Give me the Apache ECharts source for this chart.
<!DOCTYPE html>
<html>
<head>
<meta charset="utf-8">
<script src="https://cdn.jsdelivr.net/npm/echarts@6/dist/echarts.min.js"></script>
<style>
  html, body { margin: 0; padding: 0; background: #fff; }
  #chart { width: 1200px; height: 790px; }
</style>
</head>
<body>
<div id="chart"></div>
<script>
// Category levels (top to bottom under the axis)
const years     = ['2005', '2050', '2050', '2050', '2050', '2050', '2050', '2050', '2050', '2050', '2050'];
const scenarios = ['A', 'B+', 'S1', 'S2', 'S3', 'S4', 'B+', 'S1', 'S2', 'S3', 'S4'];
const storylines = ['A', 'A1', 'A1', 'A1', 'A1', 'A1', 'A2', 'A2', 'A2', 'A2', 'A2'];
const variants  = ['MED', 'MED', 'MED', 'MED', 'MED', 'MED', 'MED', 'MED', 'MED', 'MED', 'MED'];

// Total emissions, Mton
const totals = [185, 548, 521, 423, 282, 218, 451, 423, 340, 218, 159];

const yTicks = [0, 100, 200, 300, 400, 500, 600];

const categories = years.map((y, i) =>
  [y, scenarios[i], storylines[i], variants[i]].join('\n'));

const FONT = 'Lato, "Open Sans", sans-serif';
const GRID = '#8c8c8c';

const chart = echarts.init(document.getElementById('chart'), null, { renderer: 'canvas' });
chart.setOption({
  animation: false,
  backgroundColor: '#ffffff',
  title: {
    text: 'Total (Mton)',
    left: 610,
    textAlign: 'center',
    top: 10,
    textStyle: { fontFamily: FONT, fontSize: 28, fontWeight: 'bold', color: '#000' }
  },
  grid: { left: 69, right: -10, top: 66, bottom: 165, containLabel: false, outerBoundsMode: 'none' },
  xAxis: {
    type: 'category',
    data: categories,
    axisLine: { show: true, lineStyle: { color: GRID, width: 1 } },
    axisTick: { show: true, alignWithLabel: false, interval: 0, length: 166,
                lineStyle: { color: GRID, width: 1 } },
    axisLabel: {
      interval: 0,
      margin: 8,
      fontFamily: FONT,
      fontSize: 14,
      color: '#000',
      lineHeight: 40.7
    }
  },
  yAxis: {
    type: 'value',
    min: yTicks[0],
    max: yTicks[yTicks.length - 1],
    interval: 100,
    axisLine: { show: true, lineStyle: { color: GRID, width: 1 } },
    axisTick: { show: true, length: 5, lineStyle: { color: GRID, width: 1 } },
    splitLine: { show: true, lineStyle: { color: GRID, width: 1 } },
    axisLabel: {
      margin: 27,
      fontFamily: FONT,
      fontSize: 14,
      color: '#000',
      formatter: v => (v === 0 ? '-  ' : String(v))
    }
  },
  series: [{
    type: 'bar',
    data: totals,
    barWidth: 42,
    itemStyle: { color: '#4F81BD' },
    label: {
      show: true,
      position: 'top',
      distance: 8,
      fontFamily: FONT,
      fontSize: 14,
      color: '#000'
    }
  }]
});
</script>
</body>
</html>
◆ ◆ ◆ ◆
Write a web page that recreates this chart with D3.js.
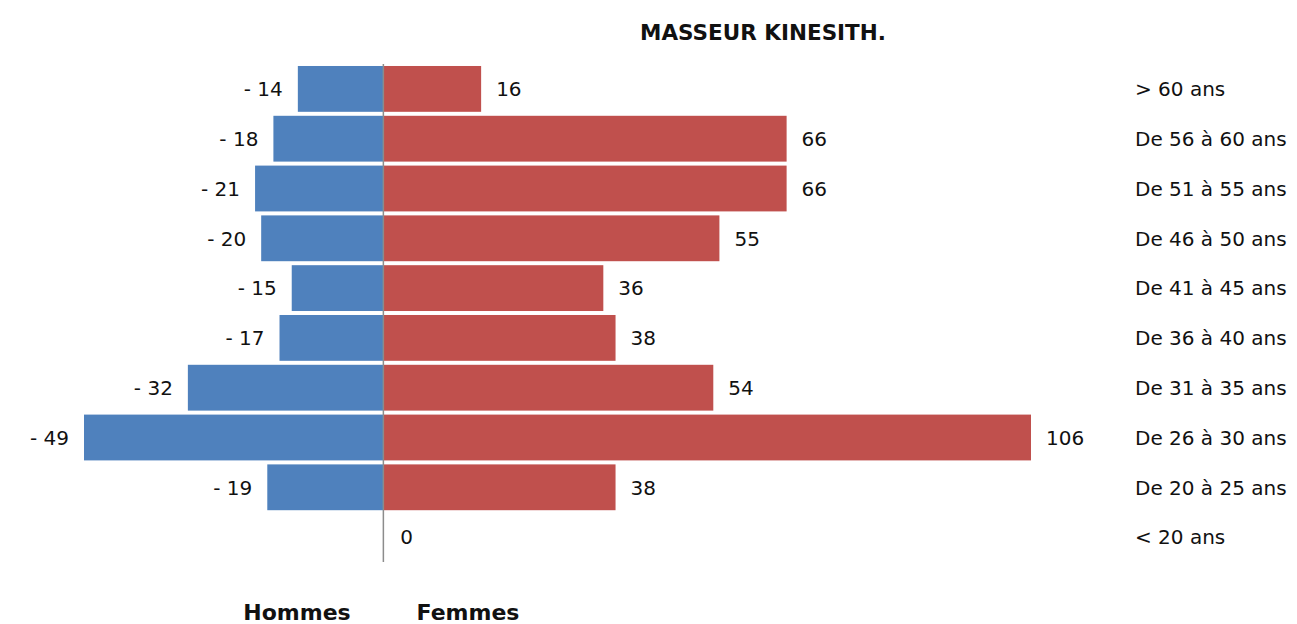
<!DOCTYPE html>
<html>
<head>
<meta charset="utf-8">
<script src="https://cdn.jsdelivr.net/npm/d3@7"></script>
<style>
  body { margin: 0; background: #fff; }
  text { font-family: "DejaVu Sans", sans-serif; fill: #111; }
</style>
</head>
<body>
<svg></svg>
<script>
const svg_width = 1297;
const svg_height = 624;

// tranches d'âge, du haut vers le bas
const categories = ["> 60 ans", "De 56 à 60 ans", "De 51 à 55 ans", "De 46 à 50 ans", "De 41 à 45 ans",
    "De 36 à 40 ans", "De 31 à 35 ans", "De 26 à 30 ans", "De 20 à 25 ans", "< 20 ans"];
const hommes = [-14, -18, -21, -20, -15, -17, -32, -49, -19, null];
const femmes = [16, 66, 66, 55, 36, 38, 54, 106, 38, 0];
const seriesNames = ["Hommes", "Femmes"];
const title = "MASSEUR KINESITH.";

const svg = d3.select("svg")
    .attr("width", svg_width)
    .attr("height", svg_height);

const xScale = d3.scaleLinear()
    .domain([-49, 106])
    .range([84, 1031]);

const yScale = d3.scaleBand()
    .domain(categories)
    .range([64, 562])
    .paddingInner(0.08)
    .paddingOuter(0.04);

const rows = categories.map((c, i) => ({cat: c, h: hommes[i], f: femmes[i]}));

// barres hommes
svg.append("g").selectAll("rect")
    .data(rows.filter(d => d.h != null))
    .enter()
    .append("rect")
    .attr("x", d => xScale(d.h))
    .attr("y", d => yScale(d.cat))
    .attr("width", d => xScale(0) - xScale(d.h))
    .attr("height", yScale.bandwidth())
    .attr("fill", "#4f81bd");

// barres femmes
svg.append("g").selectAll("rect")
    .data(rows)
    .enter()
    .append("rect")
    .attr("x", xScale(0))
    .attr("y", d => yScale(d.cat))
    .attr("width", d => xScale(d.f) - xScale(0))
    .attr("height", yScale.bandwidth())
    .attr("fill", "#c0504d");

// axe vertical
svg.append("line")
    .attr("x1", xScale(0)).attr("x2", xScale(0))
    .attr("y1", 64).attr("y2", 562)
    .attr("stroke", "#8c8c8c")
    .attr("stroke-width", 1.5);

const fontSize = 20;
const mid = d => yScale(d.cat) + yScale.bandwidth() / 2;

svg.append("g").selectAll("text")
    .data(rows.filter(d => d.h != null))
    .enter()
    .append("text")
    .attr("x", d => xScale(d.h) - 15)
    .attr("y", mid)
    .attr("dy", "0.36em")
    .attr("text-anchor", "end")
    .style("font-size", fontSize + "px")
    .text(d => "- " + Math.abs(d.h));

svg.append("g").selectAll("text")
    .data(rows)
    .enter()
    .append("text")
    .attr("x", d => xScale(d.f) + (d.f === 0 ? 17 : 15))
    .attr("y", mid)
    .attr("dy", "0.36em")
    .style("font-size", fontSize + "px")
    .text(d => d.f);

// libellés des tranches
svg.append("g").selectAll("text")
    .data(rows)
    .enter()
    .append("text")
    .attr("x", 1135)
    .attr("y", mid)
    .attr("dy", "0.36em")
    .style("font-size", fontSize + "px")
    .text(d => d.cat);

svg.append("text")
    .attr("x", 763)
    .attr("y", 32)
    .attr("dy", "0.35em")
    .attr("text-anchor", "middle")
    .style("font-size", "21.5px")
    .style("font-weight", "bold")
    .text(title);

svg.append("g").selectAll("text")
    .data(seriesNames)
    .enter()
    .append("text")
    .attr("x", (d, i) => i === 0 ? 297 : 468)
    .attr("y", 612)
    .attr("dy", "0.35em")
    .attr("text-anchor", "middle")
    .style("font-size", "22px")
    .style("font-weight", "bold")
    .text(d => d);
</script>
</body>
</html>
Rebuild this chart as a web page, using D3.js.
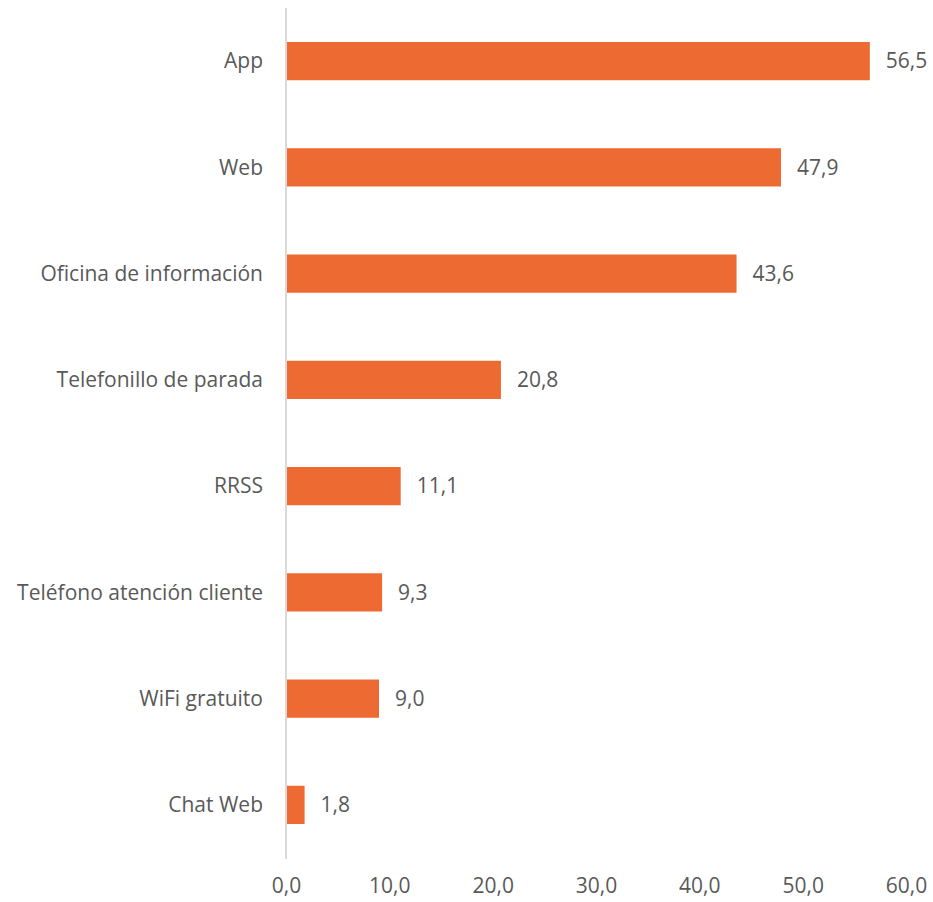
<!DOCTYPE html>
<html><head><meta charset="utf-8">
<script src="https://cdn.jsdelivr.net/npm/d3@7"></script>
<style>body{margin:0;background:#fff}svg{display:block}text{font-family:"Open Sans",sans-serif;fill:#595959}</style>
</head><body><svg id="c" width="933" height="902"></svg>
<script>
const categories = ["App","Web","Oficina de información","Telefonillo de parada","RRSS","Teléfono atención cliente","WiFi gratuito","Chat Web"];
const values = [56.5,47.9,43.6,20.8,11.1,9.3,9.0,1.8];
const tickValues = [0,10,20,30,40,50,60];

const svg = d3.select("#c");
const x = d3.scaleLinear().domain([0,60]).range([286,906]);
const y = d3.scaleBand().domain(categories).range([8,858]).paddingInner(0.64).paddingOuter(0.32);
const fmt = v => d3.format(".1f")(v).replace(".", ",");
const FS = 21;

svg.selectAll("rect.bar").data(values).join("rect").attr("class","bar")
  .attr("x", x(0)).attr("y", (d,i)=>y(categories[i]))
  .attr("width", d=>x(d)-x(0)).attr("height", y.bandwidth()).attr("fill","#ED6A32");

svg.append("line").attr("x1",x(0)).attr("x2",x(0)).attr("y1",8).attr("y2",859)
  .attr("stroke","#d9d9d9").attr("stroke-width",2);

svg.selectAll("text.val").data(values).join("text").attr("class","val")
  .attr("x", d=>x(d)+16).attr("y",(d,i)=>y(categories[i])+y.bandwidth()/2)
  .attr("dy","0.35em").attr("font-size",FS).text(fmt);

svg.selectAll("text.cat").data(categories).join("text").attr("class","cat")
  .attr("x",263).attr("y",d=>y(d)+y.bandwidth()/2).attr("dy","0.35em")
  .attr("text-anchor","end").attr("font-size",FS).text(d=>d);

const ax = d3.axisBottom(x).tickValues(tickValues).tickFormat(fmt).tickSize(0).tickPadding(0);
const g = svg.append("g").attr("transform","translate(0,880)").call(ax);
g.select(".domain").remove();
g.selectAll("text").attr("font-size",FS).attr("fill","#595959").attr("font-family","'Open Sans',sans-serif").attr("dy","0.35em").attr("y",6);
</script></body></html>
◆ ◆ ◆ ◆
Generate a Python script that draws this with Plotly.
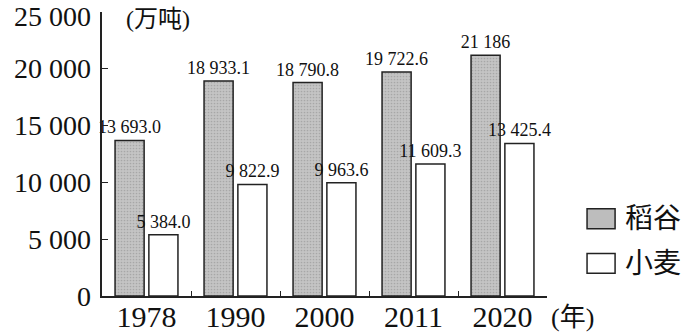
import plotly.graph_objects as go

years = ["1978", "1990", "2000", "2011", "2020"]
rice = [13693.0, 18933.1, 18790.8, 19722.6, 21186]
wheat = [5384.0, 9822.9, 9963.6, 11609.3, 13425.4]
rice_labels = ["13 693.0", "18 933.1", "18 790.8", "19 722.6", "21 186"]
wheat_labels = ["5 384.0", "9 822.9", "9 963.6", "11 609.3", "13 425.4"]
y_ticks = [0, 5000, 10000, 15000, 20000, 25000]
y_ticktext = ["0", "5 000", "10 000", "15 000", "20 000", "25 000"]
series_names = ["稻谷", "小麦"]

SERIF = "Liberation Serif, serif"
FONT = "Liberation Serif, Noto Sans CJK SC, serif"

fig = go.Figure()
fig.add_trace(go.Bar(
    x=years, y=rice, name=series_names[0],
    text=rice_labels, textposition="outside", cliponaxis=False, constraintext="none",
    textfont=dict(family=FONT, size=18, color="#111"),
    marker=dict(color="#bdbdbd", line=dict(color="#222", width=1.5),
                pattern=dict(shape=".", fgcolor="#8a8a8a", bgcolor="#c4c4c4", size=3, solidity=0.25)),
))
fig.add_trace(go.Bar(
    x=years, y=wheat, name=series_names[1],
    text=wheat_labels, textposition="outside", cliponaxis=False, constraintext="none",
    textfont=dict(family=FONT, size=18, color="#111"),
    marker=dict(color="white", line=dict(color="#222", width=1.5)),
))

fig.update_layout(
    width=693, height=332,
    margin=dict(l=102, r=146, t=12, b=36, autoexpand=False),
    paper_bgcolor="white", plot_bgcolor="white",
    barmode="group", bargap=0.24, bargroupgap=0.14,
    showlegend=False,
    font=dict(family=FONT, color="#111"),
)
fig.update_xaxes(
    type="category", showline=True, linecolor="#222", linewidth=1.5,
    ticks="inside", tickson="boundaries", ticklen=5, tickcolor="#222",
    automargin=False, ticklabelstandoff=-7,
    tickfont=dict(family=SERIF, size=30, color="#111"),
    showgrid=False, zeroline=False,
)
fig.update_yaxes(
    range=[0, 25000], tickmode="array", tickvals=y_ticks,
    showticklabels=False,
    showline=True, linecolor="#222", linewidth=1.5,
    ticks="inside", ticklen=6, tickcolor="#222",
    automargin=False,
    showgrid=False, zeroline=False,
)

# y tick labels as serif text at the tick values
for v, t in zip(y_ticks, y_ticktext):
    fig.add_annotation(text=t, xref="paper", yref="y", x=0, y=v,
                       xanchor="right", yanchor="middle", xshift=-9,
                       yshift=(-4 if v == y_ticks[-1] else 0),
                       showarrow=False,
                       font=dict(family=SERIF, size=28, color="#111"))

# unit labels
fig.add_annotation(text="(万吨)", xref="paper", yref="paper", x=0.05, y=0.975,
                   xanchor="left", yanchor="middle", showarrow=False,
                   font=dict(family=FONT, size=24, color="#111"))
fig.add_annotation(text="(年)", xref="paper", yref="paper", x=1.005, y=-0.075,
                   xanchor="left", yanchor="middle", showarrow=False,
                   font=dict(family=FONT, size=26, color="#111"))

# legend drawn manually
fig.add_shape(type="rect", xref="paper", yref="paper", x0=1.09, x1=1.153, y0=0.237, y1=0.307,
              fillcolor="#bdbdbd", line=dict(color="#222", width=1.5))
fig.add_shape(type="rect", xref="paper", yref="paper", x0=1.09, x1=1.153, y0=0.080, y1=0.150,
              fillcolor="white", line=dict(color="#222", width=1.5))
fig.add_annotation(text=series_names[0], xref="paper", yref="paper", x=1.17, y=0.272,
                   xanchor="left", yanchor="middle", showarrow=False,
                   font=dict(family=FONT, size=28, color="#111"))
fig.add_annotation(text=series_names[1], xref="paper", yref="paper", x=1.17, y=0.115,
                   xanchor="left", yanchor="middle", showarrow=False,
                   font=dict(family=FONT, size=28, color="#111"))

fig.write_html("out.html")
◆ ◆ ◆ ◆
AIM OF THE EXERCISE: Above are the records. Print exactly the lines from the one containing "Generate a Python" to the one containing "Serif, Noto Sans", both included, and nothing else; pictures are excluded.

EXERCISE OUTPUT:
Generate a Python script that draws this with Plotly.
import plotly.graph_objects as go

years = ["1978", "1990", "2000", "2011", "2020"]
rice = [13693.0, 18933.1, 18790.8, 19722.6, 21186]
wheat = [5384.0, 9822.9, 9963.6, 11609.3, 13425.4]
rice_labels = ["13 693.0", "18 933.1", "18 790.8", "19 722.6", "21 186"]
wheat_labels = ["5 384.0", "9 822.9", "9 963.6", "11 609.3", "13 425.4"]
y_ticks = [0, 5000, 10000, 15000, 20000, 25000]
y_ticktext = ["0", "5 000", "10 000", "15 000", "20 000", "25 000"]
series_names = ["稻谷", "小麦"]

SERIF = "Liberation Serif, serif"
FONT = "Liberation Serif, Noto Sans CJK SC, serif"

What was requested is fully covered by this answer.